Pero si desde la medicina se ha superado la exclusión y la reclusión cuando no se trata de casos graves por periodos de tiempo corto; en el uso de los conceptos y por lo tanto en la construcción de las prácticas culturales asociadas a ellos, prevalecen una serie de acepciones ligadas a la idea del loco, del enfermo mental, y por lo tanto del indeseable al que se le señala, se le excluye y se le aísla. La locura como concepto pervive a nivel social, y aunque ha perdido gran parte de su contenido adquiriendo características lúdicas y de genialidad, continúa impactando en el autorreconocimiento de las condiciones que ponen en entredicho la “salud mental” del individuo.
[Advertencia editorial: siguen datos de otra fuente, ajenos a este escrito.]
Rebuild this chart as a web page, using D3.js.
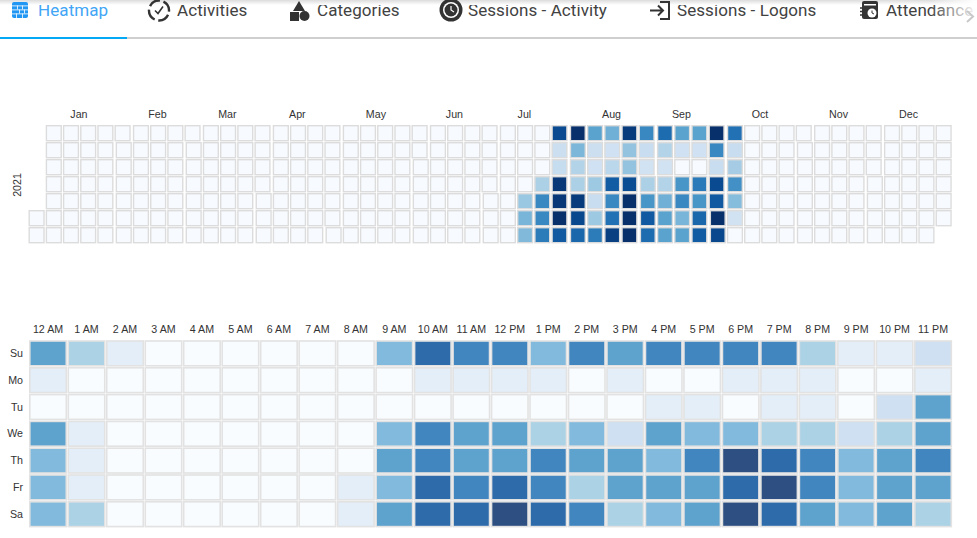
<!DOCTYPE html>
<html>
<head>
<meta charset="utf-8">
<title>Heatmap</title>
<style>
  html, body { margin: 0; padding: 0; background: #fff; overflow: hidden; }
  svg { display: block; }
  .tab { font-family: Roboto, sans-serif; font-size: 17px; fill: #424242; letter-spacing: 0.08px; }
  .tab.active { fill: #42a5f5; }
  .lbl { font-family: "Liberation Sans", Arial, sans-serif; font-size: 10.67px; fill: #333; }
</style>
<script src="https://cdn.jsdelivr.net/npm/d3@7/dist/d3.min.js"></script>
</head>
<body>
<script>
// tabs
var tabNames = ["Heatmap", "Activities", "Categories", "Sessions - Activity", "Sessions - Logons", "Attendance"];
var tabTextX = [38, 177, 317, 468, 677, 886];

// calendar: year view
var yearLabel = "2021";
var monthNames = ["Jan", "Feb", "Mar", "Apr", "May", "Jun", "Jul", "Aug", "Sep", "Oct", "Nov", "Dec"];
// week of year -> values for Su..Sa, every other day of the year is 0
var activeWeeks = [28, 29, 30, 31, 32, 33, 34, 35, 36, 37, 38, 39, 40];
var sunValues = [0, 0, 90, 100, 55, 49, 96, 66, 77, 55, 55, 100, 75];
var monValues = [0, 0, 22, 46, 22, 20, 40, 23, 31, 20, 20, 66, 23];
var tueValues = [0, 0, 24, 31, 20, 28, 40, 19, 19, 0, 0, 23, 35];
var wedValues = [0, 33, 97, 33, 37, 83, 89, 33, 31, 61, 72, 90, 63];
var thuValues = [38, 66, 97, 96, 23, 66, 100, 61, 49, 66, 61, 84, 43];
var friValues = [47, 66, 100, 91, 37, 75, 100, 84, 55, 47, 79, 100, 19];
var satValues = [45, 71, 84, 79, 71, 94, 100, 77, 55, 55, 83, 91, 0];
var calendarRows = [sunValues, monValues, tueValues, wedValues, thuValues, friValues, satValues];

// hour of day heatmap, levels 0-8
var hourLabels = ["12 AM", "1 AM", "2 AM", "3 AM", "4 AM", "5 AM", "6 AM", "7 AM", "8 AM", "9 AM", "10 AM", "11 AM",
                  "12 PM", "1 PM", "2 PM", "3 PM", "4 PM", "5 PM", "6 PM", "7 PM", "8 PM", "9 PM", "10 PM", "11 PM"];
var dayLabels = ["Su", "Mo", "Tu", "We", "Th", "Fr", "Sa"];
var suHours = [5, 3, 1, 0, 0, 0, 0, 0, 0, 4, 7, 6, 6, 4, 6, 5, 6, 6, 6, 6, 3, 1, 1, 2];
var moHours = [1, 0, 0, 0, 0, 0, 0, 0, 0, 0, 1, 1, 1, 1, 0, 1, 0, 0, 1, 1, 1, 0, 0, 1];
var tuHours = [0, 0, 0, 0, 0, 0, 0, 0, 0, 0, 0, 0, 0, 0, 0, 0, 1, 1, 0, 1, 1, 0, 2, 5];
var weHours = [5, 1, 0, 0, 0, 0, 0, 0, 0, 4, 6, 5, 5, 3, 4, 2, 5, 4, 4, 3, 3, 2, 3, 5];
var thHours = [4, 1, 0, 0, 0, 0, 0, 0, 0, 5, 6, 5, 5, 6, 5, 5, 4, 6, 8, 7, 6, 4, 5, 6];
var frHours = [4, 1, 0, 0, 0, 0, 0, 0, 1, 4, 7, 6, 7, 6, 3, 5, 5, 5, 7, 8, 6, 4, 5, 5];
var saHours = [4, 3, 0, 0, 0, 0, 0, 0, 1, 5, 7, 7, 8, 7, 6, 3, 4, 5, 8, 7, 5, 4, 5, 3];
var hourRows = [suHours, moHours, tuHours, weHours, thHours, frHours, saHours];

var w = 977;
var h = 538;

var svg = d3.select("body").append("svg").attr("width", w).attr("height", h);
var defs = svg.append("defs");

var topShade = defs.append("linearGradient").attr("id", "topShade").attr("x1", 0).attr("x2", 0).attr("y1", 0).attr("y2", 1);
topShade.append("stop").attr("offset", 0).attr("stop-color", "#dcdcdc");
topShade.append("stop").attr("offset", 1).attr("stop-color", "#fff");

var fadeRight = defs.append("linearGradient").attr("id", "fadeRight");
fadeRight.append("stop").attr("offset", 0).attr("stop-color", "#fff").attr("stop-opacity", 0);
fadeRight.append("stop").attr("offset", 1).attr("stop-color", "#fff").attr("stop-opacity", 1);

/* ---------- tab bar ---------- */
var tabs = svg.append("g").attr("id", "tabs");

tabs.selectAll("text")
    .data(tabNames)
    .enter()
    .append("text")
    .attr("class", function(d, i) { return i == 0 ? "tab active" : "tab"; })
    .attr("x", function(d, i) { return tabTextX[i]; })
    .attr("y", 16)
    .text(function(d) { return d; });

tabs.append("rect").attr("width", w).attr("height", 5).attr("fill", "url(#topShade)");
tabs.append("rect").attr("x", 0).attr("y", 37).attr("width", w).attr("height", 2).attr("fill", "#cfcfcf");
tabs.append("rect").attr("x", 0).attr("y", 37).attr("width", 127).attr("height", 2).attr("fill", "#03a9f4");
tabs.append("rect").attr("x", 930).attr("y", 0).attr("width", 47).attr("height", 30).attr("fill", "url(#fadeRight)");
tabs.append("path").attr("d", "M967 11 L973 16.5 L967 22").attr("fill", "none").attr("stroke", "#c8c8c8").attr("stroke-width", 2);

// tab icons
var heatIcon = tabs.append("g").attr("transform", "translate(12,2)");
heatIcon.append("rect").attr("width", 16).attr("height", 16).attr("rx", 2).attr("fill", "#2196f3");
[3.5, 7.5, 11.5].forEach(function(y) {
  heatIcon.append("rect").attr("y", y).attr("width", 16).attr("height", 0.8).attr("fill", "#fff");
});
[[5, 3.5, 0.8, 4], [10, 3.5, 0.8, 4], [7, 7.5, 0.8, 4], [12, 7.5, 0.8, 4], [4, 11.5, 0.8, 4.5], [10, 11.5, 0.8, 4.5]].forEach(function(b) {
  heatIcon.append("rect").attr("x", b[0]).attr("y", b[1]).attr("width", b[2]).attr("height", b[3]).attr("fill", "#fff");
});

var actIcon = tabs.append("g").attr("transform", "translate(159,10.5)").attr("fill", "none").attr("stroke", "#333").attr("stroke-width", 2.4);
actIcon.append("circle").attr("r", 10).attr("stroke-dasharray", "12 3.7").attr("transform", "rotate(25)");
actIcon.append("path").attr("d", "M-4 0 L-1 3 L4 -4").attr("stroke-width", 1.6);

var catIcon = tabs.append("g").attr("transform", "translate(290,1)").attr("fill", "#333");
catIcon.append("path").attr("d", "M9 0 L15 10 L3 10 Z");
catIcon.append("rect").attr("y", 11).attr("width", 9).attr("height", 9);
catIcon.append("circle").attr("cx", 14.5).attr("cy", 15).attr("r", 5);

var clockIcon = tabs.append("g").attr("transform", "translate(451,10)");
clockIcon.append("circle").attr("r", 11.5).attr("fill", "#333");
clockIcon.append("circle").attr("r", 8).attr("fill", "#fff");
clockIcon.append("circle").attr("r", 6.5).attr("fill", "#333");
clockIcon.append("path").attr("d", "M0 -4 L0 0 L3 2").attr("fill", "none").attr("stroke", "#fff").attr("stroke-width", 1.2);

var logonIcon = tabs.append("g").attr("transform", "translate(650,1)").attr("fill", "none").attr("stroke", "#333").attr("stroke-width", 2);
logonIcon.append("path").attr("d", "M10 1 L19 1 L19 18 L10 18");
logonIcon.append("path").attr("d", "M0 9.5 L13 9.5 M8 4.5 L13 9.5 L8 14.5");

var attIcon = tabs.append("g").attr("transform", "translate(860,1)");
attIcon.append("rect").attr("x", 2).attr("width", 16).attr("height", 18).attr("rx", 2).attr("fill", "#333");
attIcon.append("rect").attr("x", 4).attr("y", 3).attr("width", 12).attr("height", 1.5).attr("fill", "#fff");
attIcon.append("circle").attr("cx", 12).attr("cy", 12).attr("r", 4.5).attr("fill", "#fff");
attIcon.append("path").attr("d", "M12 9.5 L12 12 L14 13").attr("fill", "none").attr("stroke", "#333").attr("stroke-width", 1);
attIcon.append("path").attr("d", "M0 7 L6 7 M0 10.5 L6 10.5 M0 14 L6 14").attr("stroke", "#333").attr("stroke-width", 1.5);

/* ---------- year calendar ---------- */
var weekX = d3.scaleLinear().domain([0, 52]).range([28.5, 922.9]);
var monthShift = d3.scaleLinear().domain([0, 11]).range([0, 12.65]);
var dayY = d3.scaleBand().domain(d3.range(7)).range([125, 244]);
var calColor = d3.scaleSequential(d3.interpolateBlues).domain([0, 100]);
var calCell = 14.8;

var firstDay = new Date(2021, 0, 1);
var allDays = d3.timeDays(firstDay, new Date(2022, 0, 1));

function weekOf(d) { return d3.timeWeek.count(firstDay, d); }
function dayX(d) { return weekX(weekOf(d)) + monthShift(d.getMonth()); }
function dayValue(d) {
  var k = activeWeeks.indexOf(weekOf(d));
  return k < 0 ? 0 : calendarRows[d.getDay()][k];
}

var calendar = svg.append("g").attr("id", "calendar");

calendar.selectAll("rect")
    .data(allDays)
    .enter()
    .append("rect")
    .attr("x", function(d) { return dayX(d) + 0.7; })
    .attr("y", function(d) { return dayY(d.getDay()) + 0.7; })
    .attr("width", calCell)
    .attr("height", calCell + 0.2)
    .attr("fill", function(d) { return calColor(dayValue(d)); })
    .attr("stroke", "#dcdcdc")
    .attr("stroke-width", 1.4);

calendar.selectAll("text.month")
    .data(monthNames)
    .enter()
    .append("text")
    .attr("class", "lbl month")
    .attr("text-anchor", "middle")
    .attr("y", 118)
    .attr("x", function(d, i) {
      var days = allDays.filter(function(a) { return a.getMonth() == i; });
      return (d3.min(days, dayX) + d3.max(days, dayX) + calCell) / 2;
    })
    .text(function(d) { return d; });

calendar.append("text")
    .attr("class", "lbl")
    .attr("text-anchor", "middle")
    .attr("transform", "translate(21,185) rotate(270)")
    .text(yearLabel);

/* ---------- hour heatmap ---------- */
var hourX = d3.scaleBand().domain(hourLabels).range([28.8, 952.3]);
var hourY = d3.scaleBand().domain(dayLabels).range([340, 527.6]);
var hourColor = d3.scaleOrdinal().domain(d3.range(9)).range(d3.schemeBlues[9]);

var cells = [];
hourRows.forEach(function(row, r) {
  row.forEach(function(level, c) {
    cells.push({day: dayLabels[r], hour: hourLabels[c], level: level});
  });
});

var hours = svg.append("g").attr("id", "hours");

hours.selectAll("rect")
    .data(cells)
    .enter()
    .append("rect")
    .attr("x", function(d) { return hourX(d.hour) + 1; })
    .attr("y", function(d) { return hourY(d.day) + 1; })
    .attr("width", hourX.bandwidth() - 2)
    .attr("height", hourY.bandwidth() - 2)
    .attr("fill", function(d) { return hourColor(d.level); })
    .attr("fill-opacity", 0.85)
    .attr("stroke", "#e2e2e2")
    .attr("stroke-width", 1.6);

hours.selectAll("text.hour")
    .data(hourLabels)
    .enter()
    .append("text")
    .attr("class", "lbl hour")
    .attr("text-anchor", "middle")
    .attr("x", function(d) { return hourX(d) + hourX.bandwidth() / 2; })
    .attr("y", 333)
    .text(function(d) { return d; });

hours.selectAll("text.day")
    .data(dayLabels)
    .enter()
    .append("text")
    .attr("class", "lbl day")
    .attr("text-anchor", "end")
    .attr("x", 23)
    .attr("y", function(d) { return hourY(d) + hourY.bandwidth() / 2 + 3.5; })
    .text(function(d) { return d; });
</script>
</body>
</html>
Resulta paradójico que mientras que la cultura pop se ha enfrascado en señalar la supuesta genialidad del loco, ha marcado al mismo tiempo una nueva frontera entre lo que es aceptable y lo que no, basándose en criterios en parte arbitrarios y en parte imaginarios sobre lo que se espera de las personas que tienen alguna condición asociada a la “salud mental” y que lo admiten abiertamente. El Dalí posmoderno de la televisión es extravagante, original, excéntrico y quisquilloso, no pasa desapercibido, pero se justifica porque al mismo tiempo es un genio, alguien que desde su perspectiva única aporta algo a la sociedad y por lo tanto es digno de respeto. Aunque esta imagen puede coincidir con algunos casos excepcionales, ciertamente no es la regla.
Las condiciones de no son tan espectaculares como lo refiere la cultura pop, están marcadas por la trasgresión y la afección de la vida del individuo que puede llevarlo incluso a la muerte, como es el caso del suicidio en personas que experimentan episodios graves de depresión; para los que no está de más recordar que no hay condicionantes ni buenas voluntades que ayuden si no se toma en serio una terapia y se acude con un médico especializado en la psique. La realidad de las personas con condiciones mentales y sus familias es una lucha constante contra la transgresión. Los efectos a nivel emocional, familiar o laboral frecuentemente son graves y pueden tener consecuencias imborrables.
En el fondo de esta problemática encontramos sin duda la negación permanente de la diferencia, la misma tendencia a la exclusión y el aislamiento que ha acompañado al concepto de locura a través de la historia y por supuesto, la violencia que reproduce exhibir la excepcionalidad. La “salud mental” es un tema que nos atañe a nivel individual y social y repensar los conceptos con seriedad epistemológica es el primer paso en la reconstrucción de prácticas que rigen el espacio sociocultural en que estamos inmersos.
Manchamanteles
Hay quienes aseguran que lo más parecido a la locura es la poesía, que construye con las palabras de todos un lenguaje único e inescrutable. Uno de ellos fue el poeta argentino Roberto Juarroz:
¿es la poesía un pretexto de la locura?
¿o es la locura un pretexto de la poesía?
¿o las dos son un pretexto de otra cosa,
de otra cosa excesivamente justa
y que no puede hablar?
Narciso el obsceno
No les importó que mi pared estaba recién pintadita, vandalizaron todo por una tal ¿Danna, Alexa, Liliana?, no me acuerdo. Te lo digo amor, ¡las mujeres están locas! Dijo instalado gozoso en el paradigma desecho de su tiempo.